At one point we got up in the morning, finished our last cigarette, and saw that people were getting ready to walk – and we went with them. This was decided suddenly, in a flash. This was how our conversation went: “Where are we going? “ “What the fuck” So we go.

We tied white armbands onto our sleeves to show that we are civilians and went. The first thing we saw was a building where several apartments had been burned out. We set out in the direction of Irpen’ but a Russian checkpoint turned us back and told us to go in the opposite direction. We went in the direction of Zhytomyr through Stoyanka, Dmytrivka, Kapitanivka and reached Horenychi on foot. We didn’t know where we were going – we just walked. We didn’t know which areas were occupied and which were not. Russians at their posts asked us where we were heading. We answered – Just away from Bucha.

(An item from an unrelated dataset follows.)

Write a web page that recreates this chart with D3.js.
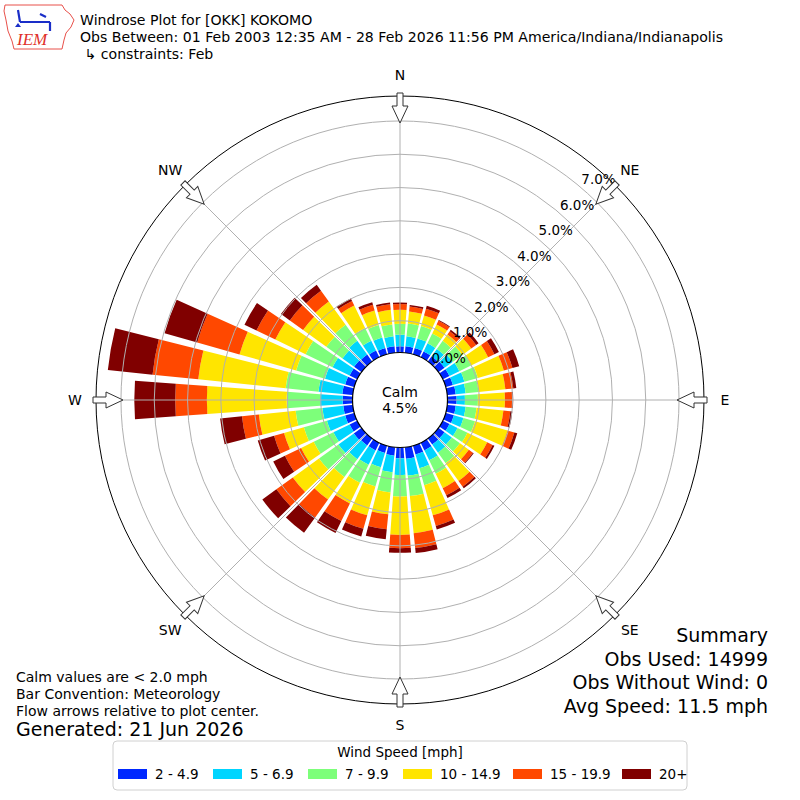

A Twenty-Two-Kilometer Walk

We were a column of about two hundred people. Little by little, cars that drove by us picked up women, children, and the elderly. But not all of them stopped. Many cars drove by half empty or filled with possessions and didn’t take anyone. That angered us a lot. Then we walked on the road to Zhytomyr and no one stopped. There you are, barely dragging your feet behind you, carrying your rucksack and holding your cat. We walked for twenty-two kilometers. Ania [Tsyhima, a journalist] picked us up with her car in Horenychi.

While we were walking we weren’t afraid of anything. We didn’t give a shit about the machine guns or the Russians or what they would ask us or what they wanted – whether you’d get hit while walking or not. Explosions somewhere, something on fire. Maybe you’ll sleep in the forest or reach Kyiv on foot. Fuck it all. It was simply impossible to stay where we were. You either had to get out or not know if you ever would.

We’re in a safe place now. It’s hard to get used to being in a normal place and not in a cellar. We feel like we’ll wake up and all of it was a dream and we’ll be back in the cellar.